Episcopal Bishop Charles Bennison, on trial in his own church, comes up with a novel defence of his brother’s affair with a fifteen year old girl:

On the last day of a very unusual trial, Episcopal Bishop Charles E. Bennison Jr. continued to defend himself against charges that he concealed his brother’s sexual abuse of a minor decades ago, saying yesterday that he acted within the standards of the times.

"As poorly as I handled it," he said, "if I had applied today’s protocols then, things might have turned out worse."

In October, the Episcopal Church USA suspended him as head of the five-county Diocese of Pennsylvania on the ground that he engaged in "conduct unbecoming a member of the clergy" by failing to protect the girl or report his brother’s misbehavior. The church alleges that Bennison did so in order to advance his career.

The trial that resulted was just the third Court for the Trial of a Bishop in the 232-year history of the Episcopal Church USA.

Bennison said he was trying to guard the teenager’s reputation by not alerting her parents when he heard "rumors" of the sexual relationship.

In the 1970s, he said yesterday, most adults, including the girl’s parents, would have viewed her not as an abuse victim but as guilty of immorality. That would have caused her shame, he said.

"I was trying to protect her," Bennison said.

Bennison, now 64, was rector of St. Mark’s Parish in Upland, Calif., when his brother John, a parish youth minister, started a sexual relationship with a 15-year-old member of the parish.

I make the sexual mores of the 1970’s the theme of my novel The Ten Weeks.  However, as is frequently the case with Episcopal revisionists, Bennison is half-right.

To start with, it’s true that things like this weren’t subject to the draconian routine back then we put them through today.  The 1970’s was an era when people more often than not drifted through a moral vacuum.  The collapse of sexual standards in the previous decade lead to a more "wide open" situation.  How much "shame" would have been associated with such a relationship in those days was widely variable.  This went on without effective opposition until the Boomers started having children and self-righteously woke up to the fact that such relationships are exploitative, disgusting and, when a serial predator is involved, dangerous.

That realisation has led to the contradictory situation we have today where people on both sides of the 18 year divide are pushed by the culture to be sexually active only to find that life essentially ends when one hits the byzantine limits prescribed by law.

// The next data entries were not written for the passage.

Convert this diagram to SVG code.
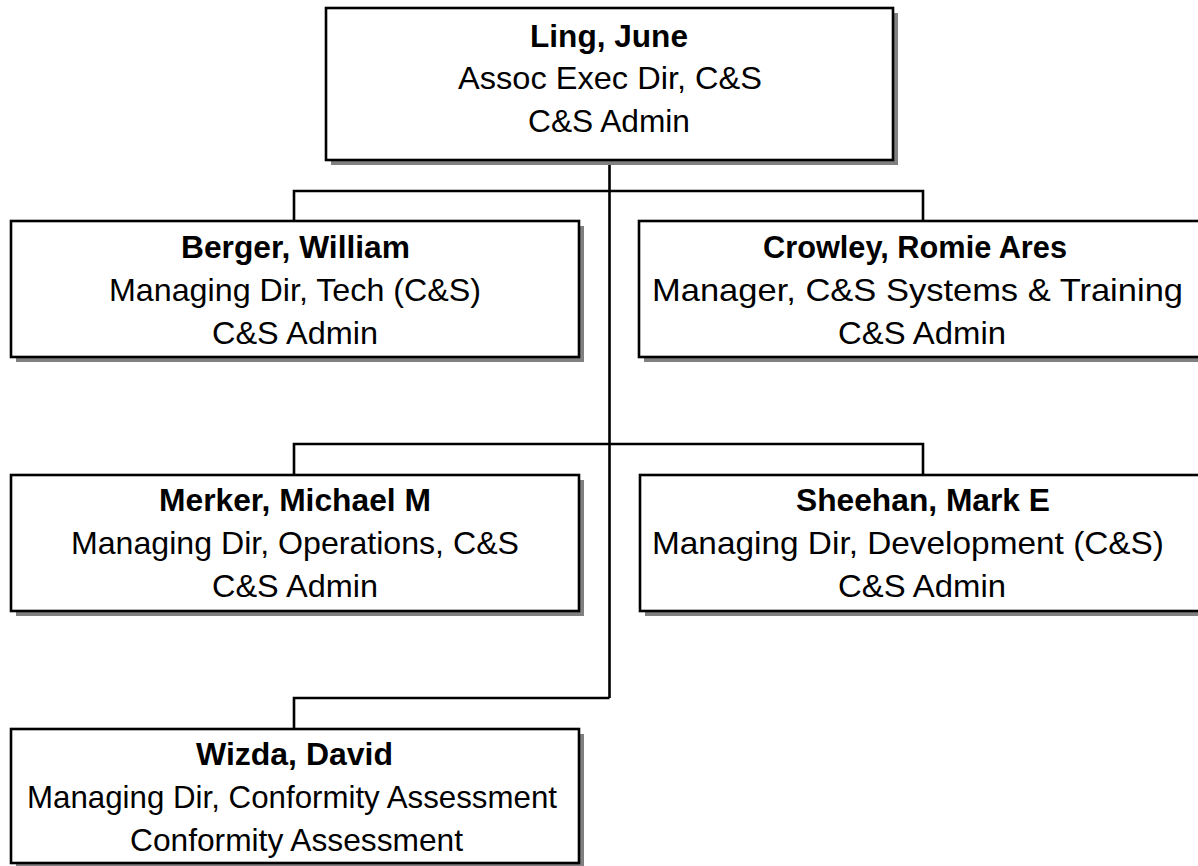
<svg xmlns="http://www.w3.org/2000/svg" width="1198" height="866" viewBox="0 0 1198 866">
<style>
.box{fill:#fff;stroke:#000;stroke-width:2.6}
.sh{fill:#808080}
.ln{fill:none;stroke:#000;stroke-width:2.6}
text{font-family:"Liberation Sans",Arial,sans-serif;font-size:31.5px;fill:#000;text-anchor:start}
.b{font-weight:bold}
</style>
<rect width="1198" height="866" fill="#fff"/>
<g id="connectors">
<path class="ln" d="M609.5,160 V698 M294,221 V191 H923 V221 M294,475 V444 H923 V475 M609.5,698 H294 V729"/>
</g>
<g id="ling">
<rect class="sh" x="331" y="13" width="567" height="152"/>
<rect class="box" x="326" y="8" width="567" height="152"/>
<text class="b" x="530" y="47" textLength="158" lengthAdjust="spacingAndGlyphs">Ling, June</text>
<text x="458" y="89" textLength="304" lengthAdjust="spacingAndGlyphs">Assoc Exec Dir, C&amp;S</text>
<text x="528" y="132" textLength="162" lengthAdjust="spacingAndGlyphs">C&amp;S Admin</text>
</g>
<g id="berger">
<rect class="sh" x="16" y="226" width="568" height="136"/>
<rect class="box" x="11" y="221" width="568" height="136"/>
<text class="b" x="181" y="258" textLength="229" lengthAdjust="spacingAndGlyphs">Berger, William</text>
<text x="109" y="301" textLength="372" lengthAdjust="spacingAndGlyphs">Managing Dir, Tech (C&amp;S)</text>
<text x="212" y="344" textLength="166" lengthAdjust="spacingAndGlyphs">C&amp;S Admin</text>
</g>
<g id="crowley">
<rect class="sh" x="644" y="226" width="568" height="136"/>
<rect class="box" x="639" y="221" width="568" height="136"/>
<text class="b" x="763" y="258" textLength="304" lengthAdjust="spacingAndGlyphs">Crowley, Romie Ares</text>
<text x="652" y="301" textLength="531" lengthAdjust="spacingAndGlyphs">Manager, C&amp;S Systems &amp; Training</text>
<text x="838" y="344" textLength="168" lengthAdjust="spacingAndGlyphs">C&amp;S Admin</text>
</g>
<g id="merker">
<rect class="sh" x="16" y="480" width="568" height="136"/>
<rect class="box" x="11" y="475" width="568" height="136"/>
<text class="b" x="159" y="511" textLength="272" lengthAdjust="spacingAndGlyphs">Merker, Michael M</text>
<text x="71" y="554" textLength="448" lengthAdjust="spacingAndGlyphs">Managing Dir, Operations, C&amp;S</text>
<text x="212" y="597" textLength="166" lengthAdjust="spacingAndGlyphs">C&amp;S Admin</text>
</g>
<g id="sheehan">
<rect class="sh" x="645" y="480" width="568" height="136"/>
<rect class="box" x="640" y="475" width="568" height="136"/>
<text class="b" x="796" y="511" textLength="254" lengthAdjust="spacingAndGlyphs">Sheehan, Mark E</text>
<text x="652" y="554" textLength="512" lengthAdjust="spacingAndGlyphs">Managing Dir, Development (C&amp;S)</text>
<text x="838" y="597" textLength="168" lengthAdjust="spacingAndGlyphs">C&amp;S Admin</text>
</g>
<g id="wizda">
<rect class="sh" x="16" y="734" width="568" height="134"/>
<rect class="box" x="11" y="729" width="568" height="134"/>
<text class="b" x="196" y="765" textLength="197" lengthAdjust="spacingAndGlyphs">Wizda, David</text>
<text x="27" y="808" textLength="530" lengthAdjust="spacingAndGlyphs">Managing Dir, Conformity Assessment</text>
<text x="130" y="851" textLength="333" lengthAdjust="spacingAndGlyphs">Conformity Assessment</text>
</g>
</svg>
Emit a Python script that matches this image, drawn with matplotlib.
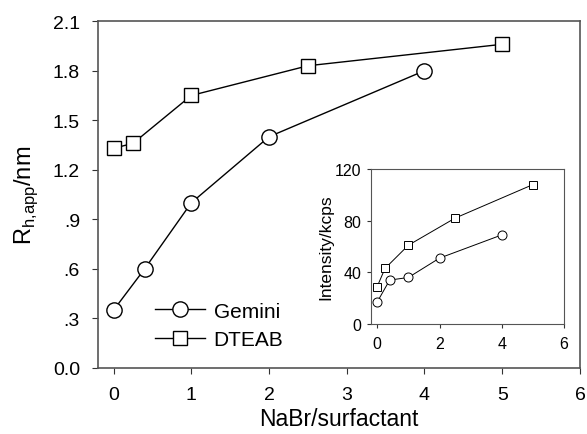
import matplotlib.pyplot as plt

plt.rcParams['font.family'] = ['Liberation Sans', 'DejaVu Sans']

# hydrodynamic radius vs NaBr/surfactant ratio
gemini_x = [0, 0.4, 1, 2, 4]
gemini_rh = [0.35, 0.60, 1.00, 1.40, 1.80]
dteab_x = [0, 0.25, 1, 2.5, 5]
dteab_rh = [1.33, 1.36, 1.65, 1.83, 1.96]

# scattered light intensity (inset)
gemini_int = [17, 34, 36, 51, 69]
dteab_int = [29, 43, 61, 82, 108]

y_ticks = [0.0, 0.3, 0.6, 0.9, 1.2, 1.5, 1.8, 2.1]
y_labels = ["0.0", ".3", ".6", ".9", "1.2", "1.5", "1.8", "2.1"]

fig = plt.figure(figsize=(5.87, 4.35), dpi=100)
ax = fig.add_axes([0.167, 0.152, 0.821, 0.797])

ax.plot(gemini_x, gemini_rh, '-o', color='black', lw=1, ms=11,
        mfc='white', mec='black', mew=1, label='Gemini')
ax.plot(dteab_x, dteab_rh, '-s', color='black', lw=1, ms=10,
        mfc='white', mec='black', mew=1, label='DTEAB')

ax.set_xlim(-0.2, 6.0)
ax.set_ylim(0, 2.1)
ax.set_xticks(range(0, 7))
ax.set_yticks(y_ticks)
ax.set_yticklabels(y_labels)
ax.tick_params(labelsize=14, direction='out', length=4, color='#333333')
ax.tick_params(axis='x', pad=9)
ax.tick_params(axis='y', pad=9)
for s in ax.spines.values():
    s.set_color('#555555')
    s.set_linewidth(1.2)
ax.set_xlabel('NaBr/surfactant', fontsize=16.5, labelpad=3)
ax.set_ylabel(r'R$_{\mathregular{h{,}app}}$/nm', fontsize=17, labelpad=9)

ax.legend(loc='lower left', bbox_to_anchor=(0.08, 0.0), frameon=False,
          fontsize=15, handlelength=2.4, handletextpad=0.4, labelspacing=0.45)

# inset: intensity
ins = fig.add_axes([0.632, 0.253, 0.329, 0.356])
ins.plot(gemini_x, gemini_int, '-o', color='black', lw=0.7, ms=6.5,
         mfc='white', mec='black', mew=0.7)
ins.plot(dteab_x, dteab_int, '-s', color='black', lw=0.7, ms=5.5,
         mfc='white', mec='black', mew=0.7)
ins.set_xlim(-0.2, 6.0)
ins.set_ylim(0, 120)
ins.set_xticks([0, 2, 4, 6])
ins.set_yticks([0, 40, 80, 120])
ins.tick_params(labelsize=11.5, direction='out', length=3, color='#333333', pad=4)
ins.tick_params(axis='x', pad=6)
for s in ins.spines.values():
    s.set_color('#555555')
    s.set_linewidth(0.8)
ins.set_ylabel('Intensity/kcps', fontsize=12.5, labelpad=1)

fig.savefig('out.png', dpi=100)
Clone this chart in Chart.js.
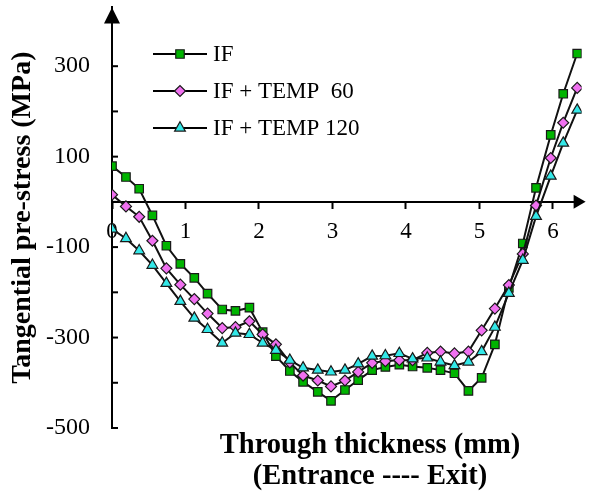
<!DOCTYPE html>
<html>
<head>
<meta charset="utf-8">
<script src="https://cdn.jsdelivr.net/npm/chart.js@4.4.0/dist/chart.umd.min.js"></script>
<style>
  html, body { margin: 0; padding: 0; background: #fff; }
  #wrap { width: 589px; height: 495px; }
</style>
</head>
<body>
<div id="wrap"><canvas id="chart" width="589" height="495"></canvas></div>
<script>
// through thickness position (mm)
const thickness = [0, 0.19, 0.37, 0.55, 0.74, 0.93, 1.12, 1.30, 1.50, 1.68, 1.87, 2.05,
    2.23, 2.42, 2.60, 2.80, 2.98, 3.17, 3.35, 3.54, 3.72, 3.91, 4.09, 4.29, 4.47, 4.66,
    4.85, 5.03, 5.21, 5.40, 5.59, 5.77, 5.97, 6.14, 6.33];

// tangential pre-stress (MPa)
const stressIF = [79, 55, 29, -30, -97, -137, -168, -203, -238, -241, -234, -288,
    -341, -374, -398, -420, -440, -416, -394, -372, -365, -360, -364, -367, -372, -379,
    -418, -389, -315, -190, -92, 31, 148, 239, 328];
const stressTemp60 = [16, -10, -33, -86, -147, -183, -215, -247, -279, -277, -264, -293,
    -315, -355, -384, -395, -408, -395, -376, -356, -352, -350, -350, -334, -331, -335,
    -331, -284, -236, -184, -115, -8, 97, 175, 252];
const stressTemp120 = [-60, -81, -108, -140, -180, -220, -257, -282, -312, -290, -293, -312,
    -328, -350, -367, -372, -376, -372, -358, -341, -340, -335, -347, -345, -354, -362,
    -354, -331, -277, -202, -129, -32, 57, 130, 203];

const seriesNames = ['IF', 'IF + TEMP  60', 'IF + TEMP 120'];
const yTickLabels = [300, 100, -100, -300, -500];
const yTickMarks = [300, 200, 100, 0, -100, -200, -300, -400, -500];
const xTitle = ['Through thickness (mm)', '(Entrance ---- Exit)'];
const yTitle = 'Tangential pre-stress (MPa)';

const serif = "'Liberation Serif', 'DejaVu Serif', serif";

function pairs(values) {
    return thickness.map((x, i) => ({ x, y: values[i] }));
}

// inward y ticks, arrow heads, legend and x title
const axisDecor = {
    id: 'axisDecor',
    afterDraw(chart) {
        const ctx = chart.ctx;
        const xs = chart.scales.x;
        const ys = chart.scales.y;
        const x0 = xs.getPixelForValue(0);
        const y0 = ys.getPixelForValue(0);
        ctx.save();
        ctx.strokeStyle = '#000';
        ctx.fillStyle = '#000';
        ctx.lineWidth = 2;
        yTickMarks.forEach(v => {
            const py = ys.getPixelForValue(v);
            ctx.beginPath();
            ctx.moveTo(x0, py);
            ctx.lineTo(x0 + 6, py);
            ctx.stroke();
        });

        // arrow on top of y axis
        const top = chart.chartArea.top;
        ctx.beginPath();
        ctx.moveTo(x0, top);
        ctx.lineTo(x0 - 8, top + 16);
        ctx.lineTo(x0 + 8, top + 16);
        ctx.closePath();
        ctx.fill();

        // arrow at the end of x axis
        const right = chart.chartArea.right + 4;
        ctx.beginPath();
        ctx.moveTo(right, y0);
        ctx.lineTo(right - 12, y0 - 7);
        ctx.lineTo(right - 12, y0 + 7);
        ctx.closePath();
        ctx.fill();

        // legend
        chart.data.datasets.forEach((ds, i) => {
            const ly = 54 + i * 37;
            ctx.strokeStyle = '#000';
            ctx.lineWidth = 2;
            ctx.beginPath();
            ctx.moveTo(153, ly);
            ctx.lineTo(207, ly);
            ctx.stroke();
            ctx.fillStyle = ds.pointBackgroundColor;
            ctx.strokeStyle = ds.pointBorderColor;
            ctx.lineWidth = ds.pointBorderWidth;
            Chart.helpers.drawPoint(ctx, {
                pointStyle: ds.pointStyle,
                radius: ds.pointRadius,
                borderWidth: ds.pointBorderWidth,
                rotation: 0
            }, 180, ly);
            ctx.fillStyle = '#000';
            ctx.font = `23px ${serif}`;
            ctx.textAlign = 'left';
            ctx.textBaseline = 'middle';
            ctx.fillText(ds.label, 213, ly + 1);
        });

        // x axis title
        ctx.fillStyle = '#000';
        ctx.font = `bold 28.5px ${serif}`;
        ctx.textAlign = 'center';
        ctx.textBaseline = 'middle';
        ctx.fillText(xTitle[0], 370, 446);
        ctx.fillText(xTitle[1], 370, 477);
        ctx.restore();
    }
};

const markerStyles = [
    { pointStyle: 'rect', pointRadius: 6, color: '#00b400' },
    { pointStyle: 'rectRot', pointRadius: 5.5, color: '#f070f0' },
    { pointStyle: 'triangle', pointRadius: 6.2, color: '#33e8e8' }
];
const seriesData = [stressIF, stressTemp60, stressTemp120];

new Chart(document.getElementById('chart'), {
    type: 'line',
    data: {
        datasets: seriesData.map((values, i) => ({
            label: seriesNames[i],
            data: pairs(values),
            borderColor: '#111',
            borderWidth: 2,
            pointStyle: markerStyles[i].pointStyle,
            pointRadius: markerStyles[i].pointRadius,
            pointBackgroundColor: markerStyles[i].color,
            pointBorderColor: '#1a1a1a',
            pointBorderWidth: 1.2,
            order: 3 - i,
            tension: 0
        }))
    },
    options: {
        responsive: false,
        animation: false,
        layout: { padding: { top: 5, right: 0, bottom: 67, left: 0 } },
        plugins: {
            legend: { display: false },
            tooltip: { enabled: false }
        },
        scales: {
            x: {
                type: 'linear',
                min: 0,
                max: 6.39,
                position: { y: 0 },
                afterFit(scale) {
                    scale.height = 0;
                    scale.paddingLeft = 0;
                    scale.paddingRight = 0;
                },
                ticks: {
                    stepSize: 1,
                    includeBounds: false,
                    padding: 10,
                    color: '#000',
                    font: { family: serif, size: 23 },
                    callback: v => (Number.isInteger(v) ? String(v) : '')
                },
                grid: {
                    display: true,
                    drawOnChartArea: false,
                    drawTicks: true,
                    tickLength: 6,
                    tickWidth: 2,
                    tickColor: '#000'
                },
                border: { display: true, color: '#000', width: 2 }
            },
            y: {
                type: 'linear',
                min: -500,
                max: 430,
                afterFit(scale) {
                    scale.width = 112;
                    scale.paddingTop = 0;
                    scale.paddingBottom = 0;
                },
                ticks: {
                    stepSize: 100,
                    includeBounds: false,
                    padding: 14,
                    color: '#000',
                    font: { family: serif, size: 24 },
                    callback: v => (yTickLabels.includes(v) ? String(v) : '')
                },
                grid: { display: false, drawTicks: true, tickLength: 8 },
                border: { display: true, color: '#000', width: 2 },
                title: {
                    display: true,
                    text: yTitle,
                    color: '#000',
                    font: { family: serif, size: 28, weight: 'bold' },
                    padding: { top: 6, bottom: 0 }
                }
            }
        }
    },
    plugins: [axisDecor]
});
</script>
</body>
</html>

Bennison’s big mistake, however, is to blithely ignore the fact that his brother, supposedly a man of the cloth, was having conjugal relations out of wedlock, which is a patent violation of the Christian sexual ethic.  Same ethic is far more consistent and simpler to apply and live by than the system we have at law today.  His brother (and Charles Bennison for that matter) has no business professing and calling himself a Christian if he’s not prepared to uphold that, let alone be a minister.  But the Episcopal Church had for all intents and purposes abandoned the fort on that one, as New York Bishop Paul Moore’s daughter Honor’s life is a testament to.

If TEC gives Bennison the boot–and I hope they do–it will not only be a conviction of Bennison, but also of 40 years of open revisionism.  Liberals love to accuse conservatives of scapegoating, but that’s what’s going on here.  Bennison’s conviction should not be the end of house cleaning but only the beginning.